Cette visite inopinée en Arabie saoudite a quatre objectifs : 1) faire l’état des lieux de la guerre au Yémen menée par une coalition arabe essoufflée et tenter de convaincre les autorités saoudiennes de prôner une approche plus humanitaire à cette crise ; 2) discuter de la situation au Liban, de la récente ‘démission’ du premier ministre libanais Saad Hariri et de son impact sur la politique intérieure et extérieure du Liban ; 3) s’entretenir de la crise avec le Qatar; 4) échanger sur le dossier iranien et mettre garde les autorités saoudiennes contre toute ‘folle aventure’ belliqueuse sur l’Iran avec tout ce que cela pourrait impliquer comme dégâts incommensurables.
S’il est quasi-improbable que le président français puisse soulever la crise interne qui secoue la famille régnante en Arabie saoudite et la vague d’arrestation qui a touché des centaines de princes, ministres, hauts fonctionnaires et richissimes hommes d’affaires, cette question relevant exclusivement des affaires intérieures de ce pays, Emmanuel Macron pourra le faire d’une manière indirecte : en s’enquérant du «sort» du premier ministre libanais dont plusieurs sources avancent qu’il serait «séquestré» à Ryadh aux côtés des Al-Walid Ben Talal, Meteib Ben Abdallah Ben Abdelaziz et Mohammed Ben Nayef.
Sur le dossier Yéménite, la situation humanitaire a atteint un tel degré d’inquiétude que le président français a décidé de ne pas rester les bras croisés. Il propose une issue diplomatique en collaboration avec l’Iran, la grande puissance régionale, qu’il compte visiter l’année prochaine. La France a de grands intérêts économiques dans ce pays et se veut être son premier partenaire commercial dans les domaines de l’hydrocarbure, de l’automobile et des services. C’est un sujet qui sera discuté en long et en large avec le prince héritier saoudien, la France ne voulant pas entendre parler d’une guerre irano-saoudienne : Paris estimant que l’Iran, malgré ce qu’on pourrait lui «reprocher», est une grande puissance avec qui il faut désormais composer.
Concernant le Qatar, que le Roi Mohammed VI visitera à compter du dimanche, Emmanuel Macron étalera la position officielle de la France sur ce sujet à savoir l’intenabilité du blocus imposé sur ce pays par certaines composantes du CCG et les implications de cet embargo sur les économies française et européenne, même si le président français accuse le Qatar (et l’Arabie saoudite) d’avoir financé certaines activités terroristes.

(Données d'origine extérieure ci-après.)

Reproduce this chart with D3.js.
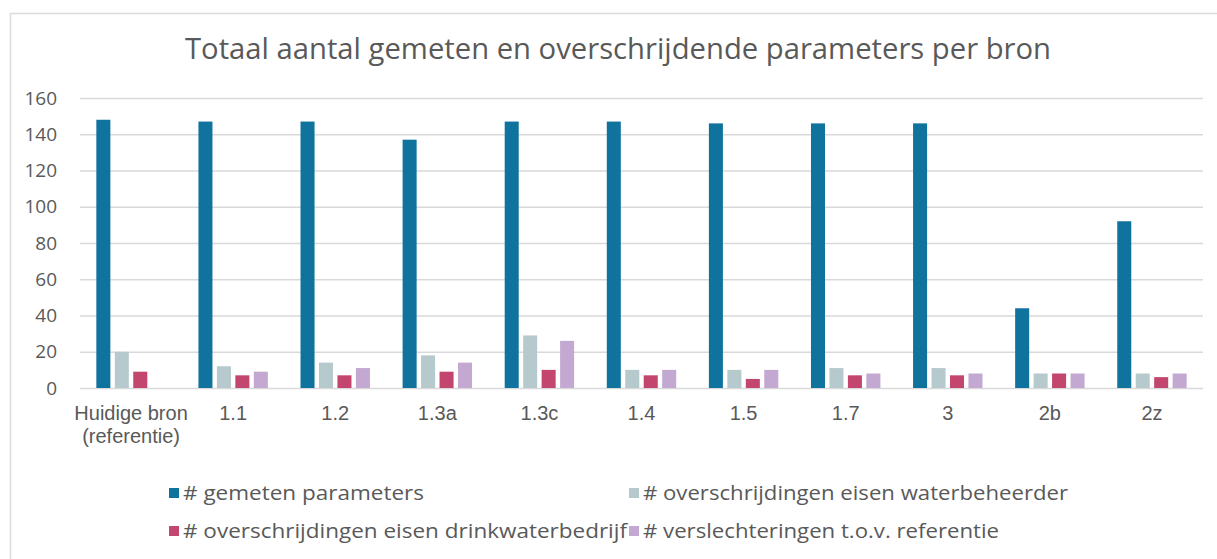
<!DOCTYPE html>
<html>
<head>
<meta charset="utf-8">
<script src="https://cdn.jsdelivr.net/npm/d3@7"></script>
<style>
  html, body { margin: 0; padding: 0; background: #ffffff; }
  svg { display: block; font-family: "Open Sans", "Noto Sans", sans-serif; }
</style>
</head>
<body>
<svg id="chart" width="1217" height="559"></svg>
<script>
// Sources (bronnen) on the category axis
const categories = ["Huidige bron\n(referentie)", "1.1", "1.2", "1.3a", "1.3c", "1.4", "1.5", "1.7", "3", "2b", "2z"];

// Series names, in legend order
const seriesNames = [
  "# gemeten parameters",
  "# overschrijdingen eisen waterbeheerder",
  "# overschrijdingen eisen drinkwaterbedrijf",
  "# verslechteringen t.o.v. referentie"
];

// Values per series, one per source
const gemeten          = [148, 147, 147, 137, 147, 147, 146, 146, 146, 44, 92];
const overWaterbeheer  = [20, 12, 14, 18, 29, 10, 10, 11, 11, 8, 8];
const overDrinkwater   = [9, 7, 7, 9, 10, 7, 5, 7, 7, 8, 6];
const verslechteringen = [0, 9, 11, 14, 26, 10, 10, 8, 8, 8, 8];

// Value axis ticks
const yTicks = [0, 20, 40, 60, 80, 100, 120, 140, 160];

const seriesValues = [gemeten, overWaterbeheer, overDrinkwater, verslechteringen];
const colors = ["#10739e", "#b6c9cd", "#c2466e", "#c3a8d1"];

const svg = d3.select("#chart");

// Chart frame
svg.append("path")
  .attr("d", "M10.5,559 L10.5,13.5 L1217,13.5")
  .attr("fill", "none")
  .attr("stroke", "#dcdcdc")
  .attr("stroke-width", 1.5);

// Title (condensed to fit the header width)
svg.append("text")
  .attr("x", 618)
  .attr("y", 59)
  .attr("text-anchor", "middle")
  .attr("font-size", 29)
  .attr("fill", "#595959")
  .attr("textLength", 866)
  .attr("lengthAdjust", "spacingAndGlyphs")
  .text("Totaal aantal gemeten en overschrijdende parameters per bron");

const x = d3.scaleBand().domain(categories).range([80, 1203]).padding(0);
const xSub = d3.scaleBand().domain(d3.range(seriesNames.length))
  .range([x.bandwidth() * 0.16, x.bandwidth() * 0.84]).paddingInner(0.24);
const y = d3.scaleLinear().domain([0, 160]).range([388, 98]);

// Gridlines + value labels
const yAxis = d3.axisLeft(y).tickValues(yTicks).tickSize(-(1203 - 80)).tickPadding(23);
const gy = svg.append("g").attr("transform", "translate(80,0)").call(yAxis);
gy.select(".domain").remove();
gy.selectAll(".tick line").attr("stroke", "#d9d9d9").attr("stroke-width", 1.5);
gy.selectAll(".tick text")
  .attr("font-size", 19)
  .attr("fill", "#595959")
  .attr("font-family", "Open Sans, sans-serif");

// Bars
const groups = svg.append("g").selectAll("g")
  .data(categories)
  .join("g")
  .attr("transform", d => `translate(${x(d)},0)`);

groups.selectAll("rect")
  .data((c, i) => seriesValues.map((vals, s) => ({ s, v: vals[i] })))
  .join("rect")
  .attr("x", d => xSub(d.s))
  .attr("width", xSub.bandwidth())
  .attr("y", d => y(d.v))
  .attr("height", d => y(0) - y(d.v))
  .attr("fill", d => colors[d.s]);

// Category labels (two-line label for the reference source)
const xAxis = d3.axisBottom(x).tickSize(0).tickPadding(0);
const gx = svg.append("g").attr("transform", "translate(0,388)").call(xAxis);
gx.select(".domain").remove();
gx.selectAll(".tick text").remove();
gx.selectAll(".tick").each(function(d) {
  const lines = d.split("\n");
  const t = d3.select(this).append("text")
    .attr("text-anchor", "middle")
    .attr("font-size", 20)
    .attr("fill", "#595959");
  lines.forEach((ln, k) => {
    t.append("tspan").attr("x", 0).attr("y", 32 + k * 23).text(ln);
  });
});

// Legend, two rows of two entries
const legendPos = [[169, 493], [629, 493], [169, 531], [629, 531]];
const legendWidths = [241, 425, 444, 356];
const legend = svg.append("g").selectAll("g")
  .data(seriesNames)
  .join("g")
  .attr("transform", (d, i) => `translate(${legendPos[i][0]},${legendPos[i][1]})`);
legend.append("rect")
  .attr("x", 0).attr("y", -5).attr("width", 10).attr("height", 10)
  .attr("fill", (d, i) => colors[i]);
legend.append("text")
  .attr("x", 14).attr("y", 7)
  .attr("font-size", 20)
  .attr("fill", "#595959")
  .attr("textLength", (d, i) => legendWidths[i])
  .attr("lengthAdjust", "spacingAndGlyphs")
  .text(d => d);
</script>
</body>
</html>
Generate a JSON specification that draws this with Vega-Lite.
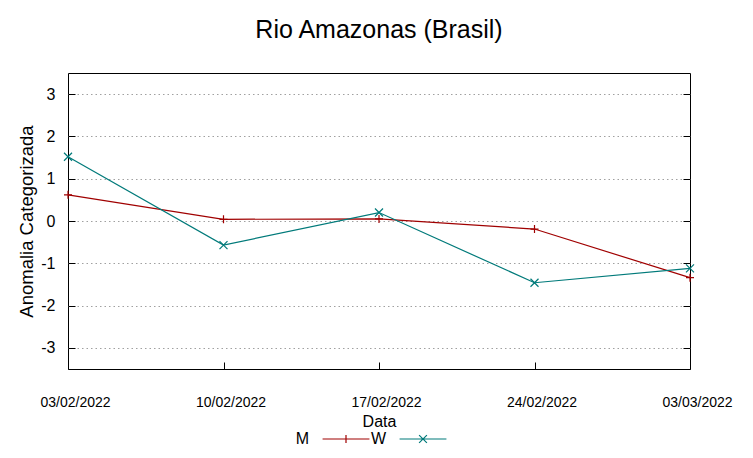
{
  "$schema": "https://vega.github.io/schema/vega-lite/v6.json",
  "width": 622,
  "height": 296,
  "autosize": "none",
  "padding": {"left": 68, "top": 73, "right": 63, "bottom": 89},
  "background": "white",
  "title": {"text": "Rio Amazonas (Brasil)", "fontSize": 25, "font": "Liberation Sans", "fontWeight": "normal", "color": "black", "offset": 30},
  "config": {
    "view": {"stroke": "black", "strokeWidth": 1},
    "font": "Liberation Sans",
    "axis": {"labelColor": "black", "titleColor": "black", "labelFont": "Liberation Sans", "titleFont": "Liberation Sans", "titleFontWeight": "normal", "labelFontWeight": "normal"},
    "axisY": {"titleFontSize": 18.5},
    "axisX": {"titleFontSize": 16},
    "legend": {"symbolType": "M-6,0H6"}
  },
  "data": {
    "values": [
      {"data": "03/02/2022", "serie": "M", "valor": 0.62},
      {"data": "10/02/2022", "serie": "M", "valor": 0.04},
      {"data": "17/02/2022", "serie": "M", "valor": 0.05},
      {"data": "24/02/2022", "serie": "M", "valor": -0.19},
      {"data": "03/03/2022", "serie": "M", "valor": -1.34},
      {"data": "03/02/2022", "serie": "W", "valor": 1.52},
      {"data": "10/02/2022", "serie": "W", "valor": -0.57},
      {"data": "17/02/2022", "serie": "W", "valor": 0.2},
      {"data": "24/02/2022", "serie": "W", "valor": -1.46},
      {"data": "03/03/2022", "serie": "W", "valor": -1.12}
    ]
  },
  "layer": [
    {
      "mark": {"type": "line", "strokeWidth": 1.2, "clip": false},
      "encoding": {
        "x": {
          "field": "data", "type": "ordinal", "sort": null,
          "scale": {"type": "point", "padding": 0},
          "axis": {"title": "Data", "titleFontSize": 16, "titlePadding": 4, "labelFontSize": 14, "labelFontWeight": "normal", "labelAngle": 0, "labelPadding": 33, "labelOffset": 7, "tickSize": -7, "tickColor": "black", "domain": false, "grid": false}
        },
        "y": {
          "field": "valor", "type": "quantitative",
          "scale": {"domain": [-3.5, 3.5], "nice": false, "zero": false},
          "axis": {"title": "Anomalia Categorizada", "titleFontSize": 18.5, "titlePadding": 4, "labelFontSize": 16, "values": [-3, -2, -1, 0, 1, 2, 3], "labelExpr": "'' + datum.value", "labelPadding": 20, "tickSize": -7, "tickColor": "black", "domain": false, "grid": true, "gridColor": "#a0a0a0", "gridDash": [1.5, 3], "gridWidth": 1}
        },
        "color": {
          "field": "serie", "type": "nominal", "scale": {"domain": ["M", "W"], "range": ["#a00000", "#007a7a"]},
          "legend": {
            "title": null, "orient": "none", "direction": "horizontal", "legendX": 270, "legendY": 358,
            "labelFontSize": 16, "labelColor": "black", "labelAlign": "right", "labelOffset": -45, "columnPadding": -2,
            "symbolType": "M-6,0H6", "symbolSize": 61, "symbolStrokeWidth": 1.2,
            "encode": {"symbols": {"update": {"shape": {"signal": "datum.value == 'M' ? 'M-6,0H6M0,-1V1' : 'M-6,0H6M-1,-1L1,1M-1,1L1,-1'"}}}}
          }
        }
      }
    },
    {
      "mark": {"type": "point", "filled": false, "strokeWidth": 1.2, "size": 64, "opacity": 1, "clip": false},
      "encoding": {
        "x": {"field": "data", "type": "ordinal", "sort": null, "scale": {"type": "point", "padding": 0}},
        "y": {
          "field": "valor", "type": "quantitative",
          "scale": {"domain": [-3.5, 3.5], "nice": false, "zero": false},
          "axis": {"orient": "right", "title": null, "labels": false, "values": [-3, -2, -1, 0, 1, 2, 3], "tickSize": -7, "tickColor": "black", "domain": false, "grid": false}
        },
        "color": {
          "field": "serie", "type": "nominal",
          "legend": {
            "title": null, "orient": "none", "direction": "horizontal", "legendX": 270, "legendY": 358,
            "labelFontSize": 16, "labelColor": "black", "labelAlign": "right", "labelOffset": -45, "columnPadding": -2,
            "symbolType": "M-6,0H6", "symbolSize": 61, "symbolStrokeWidth": 1.2,
            "encode": {"symbols": {"update": {"shape": {"signal": "datum.value == 'M' ? 'M-6,0H6M0,-1V1' : 'M-6,0H6M-1,-1L1,1M-1,1L1,-1'"}}}}
          }
        },
        "shape": {"condition": {"test": "datum.serie == 'M'", "value": "M-1,0H1M0,-1V1"}, "value": "M-1,-1L1,1M-1,1L1,-1"}
      }
    }
  ],
  "resolve": {"axis": {"y": "independent"}}
}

Le défi de la France est de maintenir un certain équilibre entre quatre puissance régionales : la Turquie, héritière de l’Empire Ottoman, l’Iran, ancien Empire Perse, Israël et le monde arabe. L’exercice n’est pas facile avec un Donald Trump qui veut tout détruire sur son passage, une Russie et une Chine de plus en plus gourmandes et une situation interne de la famille arabe qui vit la plus grave crise de son histoire contemporaine.